Il est difficile de convertir les Cambodgiens à une foi authentique en Jésus Christ. Beaucoup de chrétiens ne vont plus à l’église parce qu’ils ont émigré pour le travail ou à cause de conflits paroissiaux. Les nouvelles technologies attirent les gens vers les biens matériels, ce qui rend difficile l’engagement des jeunes et le recrutement de volontaires.

Les gens se ferment sur eux-mêmes et ne veulent plus partager leurs biens.

Travail missionnaire

Dans un contexte majoritairement bouddhiste, la mission n’est pas limitée à la prière ou à la messe dans l’église. Le travail caritatif est essentiel : il attire les bouddhistes et les encourage à rechercher le Christ. Les prêtres doivent visiter les chrétiens et les paroissiens : ils ont donc à la fois un rôle ecclésial et social.

Cinquante ans après l’arrivée des Khmers Rouges à Phnom Penh, des souvenirs douloureux restent dans nos esprits. L’Église au Cambodge se souvient de ceux qui sont morts et qui ont souffert durant cette période, et elle prie pour eux. Mais cette mémoire s’efface aujourd’hui, parce que les plus âgés deviennent moins nombreux et que les jeunes ne sont pas très intéressés par le passé. Beaucoup de Khmers sont préoccupés par leur vie quotidienne : ils sont endettés, ils recherchent du travail à l’étranger et ils cherchent à déménager dans d’autres villes.

L’Église a joué un rôle important dans la réconciliation et la guérison des survivants. Elle a assuré un soutien psychologique et spirituel : par-dessus tout, elle a transmis le message d’amour, de pardon et de fraternité de Jésus. La prière et la méditation apaisent le cœur.

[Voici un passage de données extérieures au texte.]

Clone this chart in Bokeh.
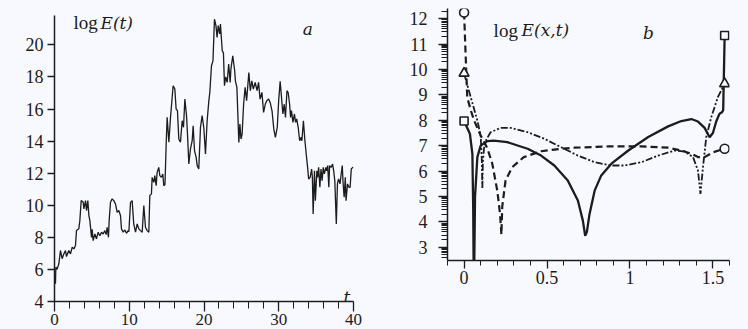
from bokeh.plotting import figure
from bokeh.models import Range1d, FixedTicker, Label
from bokeh.embed import file_html
from bokeh.resources import INLINE
import math

# ---------------- data: panel a ----------------
t_a = [
    0.13, 0.18, 0.35, 0.58, 0.80, 1.02, 1.25, 1.47, 1.60, 1.92,
    2.14, 2.37, 2.60, 2.81, 2.94, 3.25, 3.39, 3.57, 3.84, 3.93,
    4.15, 4.28, 4.46, 4.60, 4.73, 4.95, 5.04, 5.17, 5.40, 5.62,
    5.84, 6.06, 6.29, 6.51, 6.73, 6.91, 7.04, 7.22, 7.31, 7.49,
    7.71, 7.93, 8.16, 8.38, 8.60, 8.83, 8.96, 9.19, 9.41, 9.63,
    9.85, 9.95, 10.17, 10.39, 10.60, 10.84, 11.06, 11.28, 11.50, 11.73,
    11.95, 12.17, 12.40, 12.62, 12.75, 12.97, 13.06, 13.28, 13.42, 13.60,
    13.73, 13.95, 14.09, 14.31, 14.49, 14.62, 14.78, 14.94, 15.07, 15.30,
    15.52, 15.65, 15.87, 16.10, 16.27, 16.45, 16.63, 16.85, 17.08, 17.26,
    17.44, 17.66, 17.79, 17.97, 18.19, 18.42, 18.55, 18.73, 18.95, 19.09,
    19.30, 19.53, 19.75, 19.98, 20.20, 20.42, 20.65, 20.78, 21.00, 21.20,
    21.40, 21.60, 21.75, 21.90, 22.10, 22.20, 22.44, 22.60, 22.74, 22.90,
    23.10, 23.30, 23.50, 23.60, 23.85, 24.10, 24.20, 24.40, 24.66, 24.80,
    24.95, 25.10, 25.30, 25.50, 25.70, 26.00, 26.20, 26.40, 26.60, 26.85,
    27.10, 27.30, 27.50, 27.75, 27.97, 28.20, 28.40, 28.65, 28.85, 29.10,
    29.34, 29.55, 29.80, 30.00, 30.19, 30.37, 30.55, 30.73, 30.90, 31.10,
    31.26, 31.45, 31.58, 31.70, 31.90, 32.10, 32.25, 32.40, 32.60, 32.80,
    33.00, 33.10, 33.30, 33.50, 33.70, 33.86, 34.00, 34.20, 34.40, 34.50,
    34.60, 34.78, 34.90, 35.10, 35.20, 35.34, 35.50, 35.65, 35.80, 35.95,
    36.10, 36.30, 36.40, 36.55, 36.70, 36.80, 37.00, 37.20, 37.35, 37.50,
    37.70, 37.85, 38.00, 38.20, 38.35, 38.50, 38.60, 38.75, 38.90, 39.00,
    39.20, 39.40, 39.55, 39.70, 39.90, 40.00,
]
logE_t = [
    5.10, 6.14, 6.00, 6.35, 7.18, 6.67, 6.97, 7.18, 6.80, 7.18,
    6.97, 7.38, 7.28, 7.49, 8.42, 8.53, 9.04, 10.29, 10.19, 9.77,
    10.29, 9.67, 10.29, 9.36, 9.04, 8.00, 8.50, 7.79, 8.21, 7.90,
    8.32, 8.10, 8.32, 8.21, 8.42, 8.17, 8.63, 8.00, 9.04, 10.19,
    10.40, 10.29, 10.08, 9.56, 9.67, 9.36, 8.53, 8.32, 8.46, 8.25,
    8.42, 8.35, 10.18, 10.29, 8.84, 8.32, 8.84, 8.53, 8.42, 8.32,
    9.98, 8.63, 8.42, 8.32, 10.60, 10.71, 11.74, 11.43, 11.85, 11.22,
    12.05, 12.36, 11.85, 11.74, 11.95, 11.22, 11.30, 13.82, 15.48, 13.93,
    15.48, 16.20, 17.45, 17.24, 16.00, 15.90, 14.13, 13.93, 15.27, 14.86,
    16.62, 15.59, 14.45, 12.57, 13.51, 14.03, 14.96, 13.41, 12.99, 12.47,
    12.26, 14.86, 15.59, 14.80, 13.19, 15.27, 16.52, 17.04, 18.70, 19.00,
    21.60, 21.20, 20.47, 21.20, 20.68, 21.30, 19.63, 19.50, 17.45, 18.00,
    17.66, 18.80, 17.66, 18.49, 19.32, 18.40, 17.76, 17.35, 13.92, 15.06,
    14.13, 14.44, 16.31, 17.35, 16.52, 18.28, 17.14, 17.76, 17.24, 17.66,
    17.14, 17.66, 16.62, 17.04, 15.79, 16.31, 16.52, 16.62, 16.41, 15.89,
    14.75, 14.23, 14.85, 16.60, 17.72, 16.72, 15.69, 16.30, 15.48, 17.14,
    17.03, 16.31, 15.48, 15.90, 15.17, 15.69, 15.17, 15.38, 14.86, 14.02,
    14.24, 14.02, 15.27, 14.02, 13.09, 12.36, 11.64, 11.74, 12.26, 11.74,
    9.46, 12.15, 10.29, 12.15, 11.74, 12.36, 11.12, 12.26, 11.53, 12.36,
    11.95, 12.36, 12.15, 12.47, 11.12, 12.47, 12.36, 12.57, 12.15, 11.53,
    8.84, 11.33, 11.64, 11.33, 11.95, 12.47, 11.43, 10.50, 11.74, 10.29,
    11.33, 11.12, 11.12, 12.26, 12.36, 12.36,
]
assert len(t_a) == len(logE_t)

a_xticks = [0, 10, 20, 30, 40]
a_xminor = [2, 4, 6, 8, 12, 14, 16, 18, 22, 24, 26, 28, 32, 34, 36, 38]
a_yticks = [4, 6, 8, 10, 12, 14, 16, 18, 20]

# ---------------- data: panel b ----------------
x_sq = [0, 0.035, 0.05, 0.055, 0.059, 0.066, 0.08, 0.10, 0.14, 0.18,
        0.26, 0.383, 0.464, 0.544, 0.625, 0.686, 0.716, 0.73, 0.74, 0.756,
        0.787, 0.827, 0.888, 0.99, 1.11, 1.23, 1.31, 1.37, 1.41, 1.45,
        1.48, 1.50, 1.52, 1.54, 1.555, 1.562, 1.5708]
E_sq = [7.97, 7.47, 6.68, 4.5, 1.0, 5.0, 6.55, 7.0, 7.18, 7.2,
        7.14, 6.88, 6.61, 6.22, 5.63, 4.84, 4.05, 3.45, 3.6, 4.3,
        5.23, 5.83, 6.29, 6.81, 7.34, 7.76, 7.97, 8.05, 7.95, 7.7,
        7.33, 7.5, 7.95, 8.26, 8.32, 8.4, 11.34]

x_ci = [0, 0.008, 0.019, 0.04, 0.06, 0.10, 0.14, 0.17, 0.20, 0.217,
        0.225, 0.23, 0.25, 0.29, 0.36, 0.464, 0.585, 0.665, 0.868, 1.07,
        1.23, 1.31, 1.37, 1.41, 1.45, 1.50, 1.5708]
E_ci = [12.24, 10.8, 8.9, 8.4, 8.0, 7.4, 6.9, 6.29, 5.23, 4.3,
        3.5, 4.6, 5.63, 6.15, 6.55, 6.78, 6.88, 6.92, 6.97, 6.97,
        6.92, 6.81, 6.68, 6.55, 6.55, 6.74, 6.88]

x_tr = [0, 0.04, 0.08, 0.10, 0.107, 0.11, 0.113, 0.12, 0.135, 0.16,
        0.22, 0.28, 0.383, 0.484, 0.585, 0.686, 0.787, 0.888, 0.968, 1.07,
        1.17, 1.27, 1.33, 1.38, 1.41, 1.425, 1.44, 1.46, 1.49, 1.53,
        1.5708]
E_tr = [9.85, 8.91, 7.99, 7.4, 6.4, 5.3, 6.3, 6.9, 7.25, 7.53,
        7.7, 7.7, 7.53, 7.27, 6.94, 6.61, 6.35, 6.22, 6.22, 6.35,
        6.61, 6.81, 6.77, 6.55, 6.02, 5.1, 6.15, 7.34, 8.12, 8.91,
        9.44]

b_xticks = [0, 0.5, 1, 1.5]
b_xlabels = {0: "0", 0.5: "0.5", 1: "1", 1.5: "1.5"}
b_xminor = [-0.1, 0.1, 0.2, 0.3, 0.4, 0.6, 0.7, 0.8, 0.9,
            1.1, 1.2, 1.3, 1.4, 1.6]
b_yticks = [3, 4, 5, 6, 7, 8, 9, 10, 11, 12]

# ---------------- styling ----------------
BG = "#f8f8ff"
INK = "#1c1c1c"
TICK_FONT = "Liberation Serif"
UP_FONT = "Liberation Serif"
IT_FONT = "DejaVu Serif"


def style_axis(ax, font_size, tick_out, minor_out, standoff):
    ax.axis_line_color = INK
    ax.axis_line_width = 1.5
    ax.major_tick_line_color = INK
    ax.major_tick_line_width = 1.3
    ax.minor_tick_line_color = INK
    ax.minor_tick_line_width = 1.0
    ax.major_tick_in = 0
    ax.major_tick_out = tick_out
    ax.minor_tick_in = 0
    ax.minor_tick_out = minor_out
    ax.major_label_text_font = TICK_FONT
    ax.major_label_text_font_size = font_size
    ax.major_label_text_color = INK
    ax.major_label_standoff = standoff
    try:
        ax.major_label_background_fill_color = "white"
    except Exception:
        pass


def base_fig(width, height, xr, yr, ml, mr, mt, mb, left, top):
    p = figure(width=width, height=height, x_range=xr, y_range=yr,
               output_backend="svg", toolbar_location=None,
               min_border_left=ml, min_border_right=mr,
               min_border_top=mt, min_border_bottom=mb)
    p.background_fill_color = BG
    p.border_fill_color = BG
    p.outline_line_color = None
    p.xgrid.visible = False
    p.ygrid.visible = False
    p.styles = {"position": "absolute", "left": "%dpx" % left, "top": "%dpx" % top}
    return p


def add_label(p, x, y, text, italic=False, x_offset=0):
    p.add_layout(Label(x=x, y=y, text=text, x_offset=x_offset,
                       text_font=IT_FONT if italic else UP_FONT,
                       text_font_size="17px" if italic else "19px",
                       text_font_style="italic" if italic else "normal",
                       text_color=INK, text_baseline="alphabetic",
                       text_align="left"))


# ---------------- panel a ----------------
pa = base_fig(366, 321, Range1d(0, 40), Range1d(4, 21.83), 46, 21, 7, 28, 8, 8)
pa.line(t_a, logE_t, line_color=INK, line_width=1.3)
style_axis(pa.xaxis[0], "17px", 10, 7, 2)
style_axis(pa.yaxis[0], "18px", 7, 0, 4)
pa.xaxis[0].ticker = FixedTicker(ticks=a_xticks, minor_ticks=a_xminor)
pa.yaxis[0].ticker = FixedTicker(ticks=a_yticks, minor_ticks=[])

add_label(pa, 2.54, 21.39, "log")
add_label(pa, 2.54, 21.39, "E(t)", italic=True, x_offset=27)
add_label(pa, 33.2, 21.0, "a", italic=True)
add_label(pa, 38.66, 4.31, "t", italic=True)

# ---------------- panel b ----------------
pb = base_fig(366, 313, Range1d(-0.1, 1.6), Range1d(2.48, 12.4), 73, 11, 0, 61, 374, 8)
pb.line(x_sq, E_sq, line_color=INK, line_width=2.3)
pb.line(x_ci, E_ci, line_color=INK, line_width=2.2, line_dash="7 4")
pb.line(x_tr, E_tr, line_color=INK, line_width=1.8, line_dash="7 2 2 2 2 2")

pb.scatter([x_sq[0], x_sq[-1]], [E_sq[0], E_sq[-1]], marker="square", size=8,
           fill_color=BG, line_color=INK, line_width=1.6)
pb.scatter([x_ci[0], x_ci[-1]], [E_ci[0], E_ci[-1]], marker="circle", size=9,
           fill_color=BG, line_color=INK, line_width=1.6)
pb.scatter([x_tr[0], x_tr[-1]], [E_tr[0], E_tr[-1]], marker="triangle", size=10,
           fill_color=BG, line_color=INK, line_width=1.6)

style_axis(pb.xaxis[0], "18px", 8, 5, 2)
style_axis(pb.yaxis[0], "18px", 9, 6, 11)
pb.xaxis[0].ticker = FixedTicker(ticks=b_xticks, minor_ticks=b_xminor)
pb.xaxis[0].major_label_overrides = b_xlabels
y_minor = [n + math.log10(k) for n in range(2, 13) for k in range(2, 10)
           if 2.48 < n + math.log10(k) < 12.4]
pb.yaxis[0].ticker = FixedTicker(ticks=b_yticks, minor_ticks=y_minor)

add_label(pb, 0.178, 11.535, "log")
add_label(pb, 0.178, 11.535, "E(x,t)", italic=True, x_offset=28)
add_label(pb, 1.0785, 11.417, "b", italic=True)
add_label(pb, 1.598, 2.756, "x", italic=True)

html = file_html([pa, pb], INLINE)
css = "<style>html,body{background:%s;overflow:hidden;}</style>" % BG
html = html.replace("<head>", "<head>" + css, 1)
open("out.html", "w").write(html)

Nous n’oublions pas les souffrances, mais nous essayons de pardonner à ceux qui nous ont fait du mal.

La mort du pape François et le début du pontificat de Léon XIV

La mort du pape François a aussi profondément attristé les catholiques cambodgiens. Durant la période de deuil, nous avons organisé des veillées de prière et des messes en sa mémoire dans toutes les paroisses. Le 26 avril, nous avons participé à une grande messe à Phnom Penh, organisée par les trois juridictions ecclésiastiques du Cambodge. Le pape François nous a laissé un riche héritage : la synodalité, la construction de la paix, le dialogue interreligieux et la protection de la Création comme notre maison commune. Je sais que Léon XIV continuera l’œuvre de son prédécesseur et qu’il guidera notre Église dans le contexte actuel.